## THE EXERCISE
Retype exactly what runs from the first line of the data to the line with "0.21, 0.26, 0.37, 0.20, -0.01, -0.04, -0.10, 0.02, -0.14, 0.86]", keeping both of those lines and skipping pictures.

## INFORMATION SHOWN
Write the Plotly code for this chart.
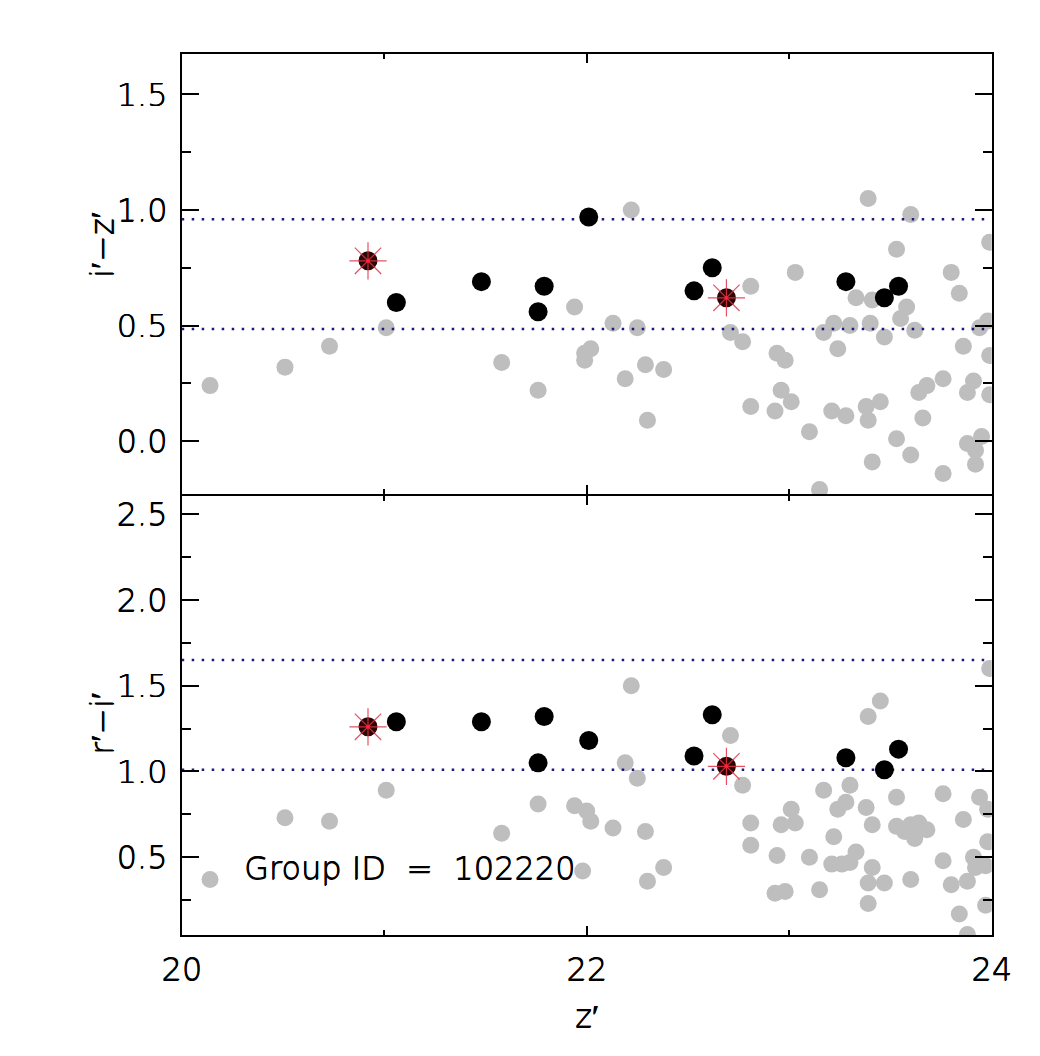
import plotly.graph_objects as go

# ---------------- data ----------------
X_RANGE = [20, 24]
TOP_Y_RANGE = [-0.229, 1.675]
BOT_Y_RANGE = [0.047, 2.605]

# top panel: i'-z' vs z'
TOP_GRAY_X = [20.14, 20.51, 20.73, 21.01, 21.58, 21.76, 21.94, 21.99, 22.02, 21.99,
              22.22, 22.13, 22.25, 22.29, 22.38, 22.19, 22.30, 22.81, 22.71, 22.77,
              23.03, 22.94, 22.98, 22.96, 23.01, 22.93, 22.81, 23.10, 23.15, 23.17,
              23.22, 23.24, 23.30, 23.33, 23.40, 23.41, 23.39, 23.47, 23.53, 23.58,
              23.55, 23.62, 23.60, 23.21, 23.28, 23.38, 23.39, 23.45, 23.41, 23.53,
              23.60, 23.66, 23.64, 23.68, 23.76, 23.80, 23.84, 23.86, 23.94, 23.98,
              23.88, 23.91, 23.99, 23.99, 23.88, 23.92, 23.92, 23.95, 23.76, 23.99]
TOP_GRAY_Y = [0.24, 0.32, 0.41, 0.49, 0.34, 0.22, 0.58, 0.38, 0.40, 0.35,
              1.00, 0.51, 0.49, 0.33, 0.31, 0.27, 0.09, 0.67, 0.47, 0.43,
              0.73, 0.38, 0.35, 0.22, 0.17, 0.13, 0.15, 0.04, -0.21, 0.47,
              0.51, 0.40, 0.50, 0.62, 0.51, 0.61, 1.05, 0.45, 0.83, 0.58,
              0.53, 0.48, 0.98, 0.13, 0.11, 0.15, 0.09, 0.17, -0.09, 0.01,
              -0.06, 0.10, 0.21, 0.24, 0.27, 0.73, 0.64, 0.41, 0.49, 0.52,
              0.21, 0.26, 0.37, 0.20, -0.01, -0.04, -0.10, 0.02, -0.14, 0.86]

MEMBER_X = [21.06, 21.48, 21.79, 21.76, 22.01, 22.62, 22.53, 23.28, 23.47, 23.54]
TOP_MEMBER_Y = [0.60, 0.69, 0.67, 0.56, 0.97, 0.75, 0.65, 0.69, 0.62, 0.67]
BOT_MEMBER_Y = [1.29, 1.29, 1.32, 1.05, 1.18, 1.33, 1.09, 1.08, 1.01, 1.13]

STAR_X = [20.92, 22.69]
TOP_STAR_Y = [0.78, 0.62]
BOT_STAR_Y = [1.26, 1.03]

TOP_LIMITS = [0.96, 0.485]
BOT_LIMITS = [1.65, 1.01]

# bottom panel: r'-i' vs z'
BOT_GRAY_X = [20.14, 20.51, 20.73, 21.01, 21.58, 21.76, 21.94, 22.00, 22.02, 21.98,
              22.22, 22.19, 22.25, 22.13, 22.29, 22.38, 22.30, 22.71, 22.77, 22.81,
              22.81, 22.94, 22.96, 23.01, 23.03, 22.93, 22.98, 23.10, 23.15, 23.17,
              23.22, 23.24, 23.28, 23.30, 23.21, 23.26, 23.30, 23.33, 23.39, 23.45,
              23.38, 23.41, 23.41, 23.39, 23.47, 23.39, 23.53, 23.53, 23.57, 23.62,
              23.60, 23.64, 23.68, 23.60, 23.76, 23.76, 23.80, 23.86, 23.88, 23.84,
              23.91, 23.94, 23.97, 23.92, 23.94, 23.98, 23.98, 23.97, 23.99, 23.88]
BOT_GRAY_Y = [0.37, 0.73, 0.71, 0.89, 0.64, 0.81, 0.80, 0.77, 0.71, 0.42,
              1.50, 1.05, 0.96, 0.67, 0.65, 0.44, 0.36, 1.21, 0.92, 0.70,
              0.57, 0.51, 0.69, 0.78, 0.70, 0.29, 0.30, 0.50, 0.31, 0.89,
              0.62, 0.78, 0.82, 0.92, 0.46, 0.46, 0.47, 0.53, 1.32, 1.41,
              0.79, 0.69, 0.44, 0.35, 0.35, 0.23, 0.85, 0.68, 0.65, 0.61,
              0.69, 0.70, 0.66, 0.37, 0.87, 0.48, 0.34, 0.72, 0.36, 0.17,
              0.50, 0.46, 0.45, 0.44, 0.85, 0.78, 0.59, 0.22, 1.60, 0.05]

X_TICKS = [20, 22, 24]
GROUP_LABEL = "Group ID\u00a0\u00a0=\u00a0\u00a0102220"

# ---------------- figure ----------------
# the page body has an 8px margin, so the figure origin sits at (8, 8) in the window
W, H = 1032, 1048
FONT = dict(family="DejaVu Sans", size=32, color="black", weight=200,
            shadow="0.6px 0px 0px black, 0px 0.5px 0px black")
GRAY = "#bebebe"
NAVY = "#1a1a80"
STAR_RED = "rgba(225,50,70,0.85)"

fig = go.Figure()


def add_panel(xa, ya, gx, gy, my, sy, limits):
    fig.add_trace(go.Scatter(x=gx, y=gy, mode="markers", xaxis=xa, yaxis=ya,
                             marker=dict(size=17, color=GRAY, line=dict(width=0)),
                             showlegend=False, hoverinfo="skip"))
    for lv in limits:
        fig.add_trace(go.Scatter(x=X_RANGE, y=[lv, lv], mode="lines", xaxis=xa, yaxis=ya,
                                 line=dict(color=NAVY, width=2.5, dash="2.5px,7.5px"),
                                 showlegend=False, hoverinfo="skip"))
    fig.add_trace(go.Scatter(x=MEMBER_X, y=my, mode="markers", xaxis=xa, yaxis=ya,
                             marker=dict(size=19, color="black", line=dict(width=0)),
                             showlegend=False, hoverinfo="skip"))
    fig.add_trace(go.Scatter(x=STAR_X, y=sy, mode="markers", xaxis=xa, yaxis=ya,
                             marker=dict(size=19, color="#2a0606", line=dict(width=0)),
                             showlegend=False, hoverinfo="skip"))
    fig.add_trace(go.Scatter(x=STAR_X, y=sy, mode="markers", xaxis=xa, yaxis=ya,
                             marker=dict(symbol="asterisk-open", size=31, color=STAR_RED,
                                         line=dict(color=STAR_RED, width=1.2)),
                             showlegend=False, hoverinfo="skip"))
    fig.add_trace(go.Scatter(x=STAR_X, y=sy, mode="markers", xaxis=xa, yaxis=ya,
                             marker=dict(size=4, color="#ff2030", line=dict(width=0)),
                             showlegend=False, hoverinfo="skip"))


add_panel("x", "y", TOP_GRAY_X, TOP_GRAY_Y, TOP_MEMBER_Y, TOP_STAR_Y, TOP_LIMITS)
add_panel("x2", "y2", BOT_GRAY_X, BOT_GRAY_Y, BOT_MEMBER_Y, BOT_STAR_Y, BOT_LIMITS)


def py(p):  # figure pixel row -> paper y
    return (H - p) / H


XDOM = [173.7 / W, 983.7 / W]
TOP_DOM = [py(486), py(46)]
BOT_DOM = [py(927), py(488)]

common_x = dict(range=X_RANGE, showgrid=False, zeroline=False, showline=True,
                linecolor="black", linewidth=2, mirror="ticks", ticks="inside",
                ticklen=9, tickwidth=2, tickcolor="black", tickvals=X_TICKS,
                minor=dict(ticks="inside", ticklen=5, tickwidth=2, tickcolor="black", dtick=1),
                domain=XDOM, tickfont=FONT, automargin=False)
common_y = dict(showgrid=False, zeroline=False, showline=True, linecolor="black",
                linewidth=2, mirror="ticks", ticks="inside", ticklen=17, tickwidth=2,
                tickcolor="black", dtick=0.5, tickformat=".1f", tickfont=FONT,
                minor=dict(ticks="inside", ticklen=9, tickwidth=2, tickcolor="black", dtick=0.25),
                ticklabelstandoff=6, automargin=False)

fig.update_layout(
    template="none",
    width=W, height=H, autosize=False,
    margin=dict(l=0, r=0, t=0, b=0, pad=0),
    paper_bgcolor="white", plot_bgcolor="white",
    font=FONT,
    xaxis=dict(common_x, anchor="y", showticklabels=False),
    xaxis2=dict(common_x, anchor="y2", showticklabels=True, ticklabelstandoff=5),
    yaxis=dict(common_y, range=TOP_Y_RANGE, domain=TOP_DOM, anchor="x", tick0=0),
    yaxis2=dict(common_y, range=BOT_Y_RANGE, domain=BOT_DOM, anchor="x2", tick0=0.5),
)

fig.add_annotation(text="i\u2032\u2212z\u2032", xref="paper", yref="paper",
                   x=94 / W, y=py(237), xanchor="center", yanchor="middle",
                   textangle=-90, showarrow=False, font=FONT)
fig.add_annotation(text="r\u2032\u2212i\u2032", xref="paper", yref="paper",
                   x=94 / W, y=py(716), xanchor="center", yanchor="middle",
                   textangle=-90, showarrow=False, font=FONT)
fig.add_annotation(text="z\u2032", xref="paper", yref="paper",
                   x=579 / W, y=py(1008), xanchor="center", yanchor="middle",
                   showarrow=False, font=FONT)
fig.add_annotation(text=GROUP_LABEL, xref="x2", yref="y2", x=20.30, y=0.44,
                   xanchor="left", yanchor="middle", showarrow=False, font=FONT)

fig.write_html("out.html")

## COMPLETE RESPONSE
Write the Plotly code for this chart.
import plotly.graph_objects as go

# ---------------- data ----------------
X_RANGE = [20, 24]
TOP_Y_RANGE = [-0.229, 1.675]
BOT_Y_RANGE = [0.047, 2.605]

# top panel: i'-z' vs z'
TOP_GRAY_X = [20.14, 20.51, 20.73, 21.01, 21.58, 21.76, 21.94, 21.99, 22.02, 21.99,
              22.22, 22.13, 22.25, 22.29, 22.38, 22.19, 22.30, 22.81, 22.71, 22.77,
              23.03, 22.94, 22.98, 22.96, 23.01, 22.93, 22.81, 23.10, 23.15, 23.17,
              23.22, 23.24, 23.30, 23.33, 23.40, 23.41, 23.39, 23.47, 23.53, 23.58,
              23.55, 23.62, 23.60, 23.21, 23.28, 23.38, 23.39, 23.45, 23.41, 23.53,
              23.60, 23.66, 23.64, 23.68, 23.76, 23.80, 23.84, 23.86, 23.94, 23.98,
              23.88, 23.91, 23.99, 23.99, 23.88, 23.92, 23.92, 23.95, 23.76, 23.99]
TOP_GRAY_Y = [0.24, 0.32, 0.41, 0.49, 0.34, 0.22, 0.58, 0.38, 0.40, 0.35,
              1.00, 0.51, 0.49, 0.33, 0.31, 0.27, 0.09, 0.67, 0.47, 0.43,
              0.73, 0.38, 0.35, 0.22, 0.17, 0.13, 0.15, 0.04, -0.21, 0.47,
              0.51, 0.40, 0.50, 0.62, 0.51, 0.61, 1.05, 0.45, 0.83, 0.58,
              0.53, 0.48, 0.98, 0.13, 0.11, 0.15, 0.09, 0.17, -0.09, 0.01,
              -0.06, 0.10, 0.21, 0.24, 0.27, 0.73, 0.64, 0.41, 0.49, 0.52,
              0.21, 0.26, 0.37, 0.20, -0.01, -0.04, -0.10, 0.02, -0.14, 0.86]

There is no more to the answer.